_REQUIRED WORK_. Only the lines from the top of the listing below to the line that has "fig = go.Figure()" should be echoed, with both ends kept and pictures left out.

# # # # # # #

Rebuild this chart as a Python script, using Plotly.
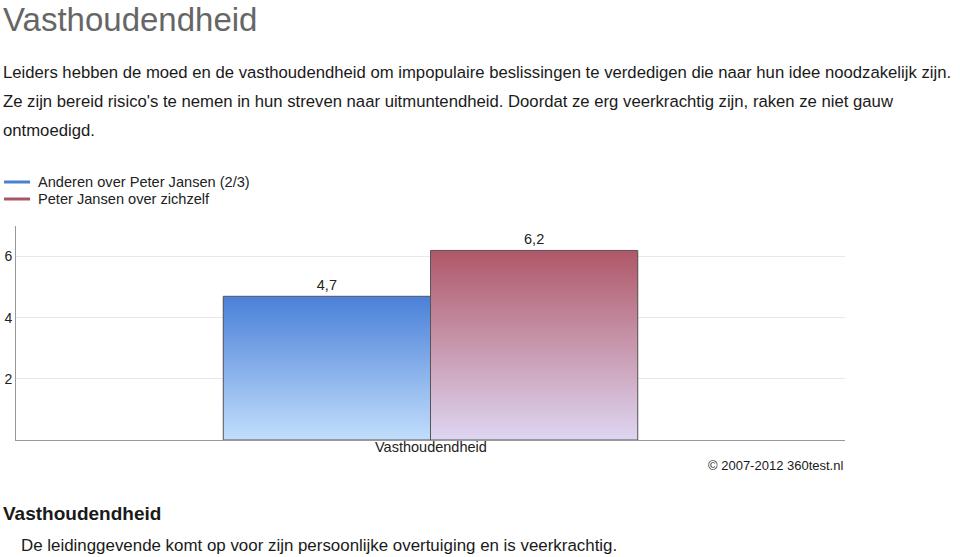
import plotly.graph_objects as go

# ---- data ----
categories = ["Vasthoudendheid"]
series_names = ["Anderen over Peter Jansen (2/3)", "Peter Jansen over zichzelf"]
series_values = [[4.7], [6.2]]
y_ticks = [2, 4, 6]

title_text = "Vasthoudendheid"
desc_lines = [
    "Leiders hebben de moed en de vasthoudendheid om impopulaire beslissingen te verdedigen die naar hun idee noodzakelijk zijn.",
    "Ze zijn bereid risico's te nemen in hun streven naar uitmuntendheid. Doordat ze erg veerkrachtig zijn, raken ze niet gauw",
    "ontmoedigd.",
]
footer_title = "Vasthoudendheid"
footer_text = "De leidinggevende komt op voor zijn persoonlijke overtuiging en is veerkrachtig."
copyright_text = "© 2007-2012 360test.nl"

# ---- styles ----
W, H = 960, 557
PL, PR, PT, PB = 16, 845, 226, 440  # plot area in pixels
FONT = "Liberation Sans, Arial, sans-serif"
grad_top = [(74, 128, 216), (176, 88, 104)]
grad_bottom = [(194, 222, 252), (222, 214, 242)]
legend_colors = ["#4a80d0", "#a85566"]
NSEG = 80


def px_x(px):
    return (px - PL) / (PR - PL)


def px_y(py):
    return (PB - py) / (PB - PT)


def lerp(c0, c1, t):
    return "rgb(%d,%d,%d)" % tuple(round(a + (b - a) * t) for a, b in zip(c0, c1))


fig = go.Figure()

for si, (name, vals) in enumerate(zip(series_names, series_values)):
    # gradient fill: overlapping bars from the tallest (top colour) down to the shortest
    for k in range(NSEG - 1, -1, -1):
        t = (k + 0.5) / NSEG
        fig.add_trace(go.Bar(
            x=categories,
            y=[v * (k + 1) / NSEG for v in vals],
            offsetgroup=str(si),
            marker=dict(color=lerp(grad_bottom[si], grad_top[si], t), line=dict(width=0)),
            showlegend=False,
            hoverinfo="skip",
        ))
    # outline + value label
    fig.add_trace(go.Bar(
        x=categories,
        y=vals,
        offsetgroup=str(si),
        marker=dict(color="rgba(0,0,0,0)", line=dict(color="#555555", width=1)),
        texttemplate="%{y:.1f}",
        textposition="outside",
        textfont=dict(family=FONT, size=14.5, color="#222222"),
        cliponaxis=False,
        showlegend=False,
        name=name,
    ))

annotations = []
shapes = []


def add_text(text, px, py, size, color="#1a1a1a", xanchor="left", bold=False):
    if bold:
        text = "<b>" + text + "</b>"
    annotations.append(dict(
        text=text, x=px_x(px), y=px_y(py), xref="paper", yref="paper",
        xanchor=xanchor, yanchor="middle", showarrow=False,
        font=dict(family=FONT, size=size, color=color),
    ))


add_text(title_text, 1, 19, 33, color="#666666")
for i, line in enumerate(desc_lines):
    add_text(line, 1, 72 + 29 * i, 16.7)
add_text(copyright_text, 845, 465, 13, xanchor="right")
add_text(footer_title, 1, 513, 19, bold=True)
add_text(footer_text, 19, 545, 16.9)

# legend (line symbols + labels)
for si, name in enumerate(series_names):
    ly = 182 + 17 * si
    shapes.append(dict(
        type="line", xref="paper", yref="paper",
        x0=px_x(4), x1=px_x(30), y0=px_y(ly), y1=px_y(ly),
        line=dict(color=legend_colors[si], width=3),
    ))
    add_text(name, 36, ly, 14.6, color="#222222")

# category label under the axis
annotations.append(dict(
    text=categories[0], x=categories[0], xref="x", y=px_y(447), yref="paper",
    xanchor="center", yanchor="middle", showarrow=False,
    font=dict(family=FONT, size=14.5, color="#222222"),
))

fig.update_layout(
    width=W, height=H,
    margin=dict(l=PL, r=W - PR, t=PT, b=H - PB, pad=0),
    paper_bgcolor="white", plot_bgcolor="white",
    barmode="group", bargap=0.5, bargroupgap=0,
    separators=",.",
    font=dict(family=FONT, size=14, color="#222222"),
    showlegend=False,
    annotations=annotations,
    shapes=shapes,
    xaxis=dict(
        showline=True, linecolor="#999999", linewidth=1,
        showgrid=False, ticks="", showticklabels=False,
        automargin=False, fixedrange=True,
    ),
    yaxis=dict(
        range=[0, 7], tickvals=y_ticks, showline=True, linecolor="#999999", linewidth=1,
        gridcolor="#e8e8e8", zeroline=False, ticks="",
        tickfont=dict(family=FONT, size=14, color="#222222"),
        automargin=False, fixedrange=True,
    ),
)

fig.write_html("out.html")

# # # # # # #

_FULL RESPONSE_.
Rebuild this chart as a Python script, using Plotly.
import plotly.graph_objects as go

# ---- data ----
categories = ["Vasthoudendheid"]
series_names = ["Anderen over Peter Jansen (2/3)", "Peter Jansen over zichzelf"]
series_values = [[4.7], [6.2]]
y_ticks = [2, 4, 6]

title_text = "Vasthoudendheid"
desc_lines = [
    "Leiders hebben de moed en de vasthoudendheid om impopulaire beslissingen te verdedigen die naar hun idee noodzakelijk zijn.",
    "Ze zijn bereid risico's te nemen in hun streven naar uitmuntendheid. Doordat ze erg veerkrachtig zijn, raken ze niet gauw",
    "ontmoedigd.",
]
footer_title = "Vasthoudendheid"
footer_text = "De leidinggevende komt op voor zijn persoonlijke overtuiging en is veerkrachtig."
copyright_text = "© 2007-2012 360test.nl"

# ---- styles ----
W, H = 960, 557
PL, PR, PT, PB = 16, 845, 226, 440  # plot area in pixels
FONT = "Liberation Sans, Arial, sans-serif"
grad_top = [(74, 128, 216), (176, 88, 104)]
grad_bottom = [(194, 222, 252), (222, 214, 242)]
legend_colors = ["#4a80d0", "#a85566"]
NSEG = 80


def px_x(px):
    return (px - PL) / (PR - PL)


def px_y(py):
    return (PB - py) / (PB - PT)


def lerp(c0, c1, t):
    return "rgb(%d,%d,%d)" % tuple(round(a + (b - a) * t) for a, b in zip(c0, c1))


fig = go.Figure()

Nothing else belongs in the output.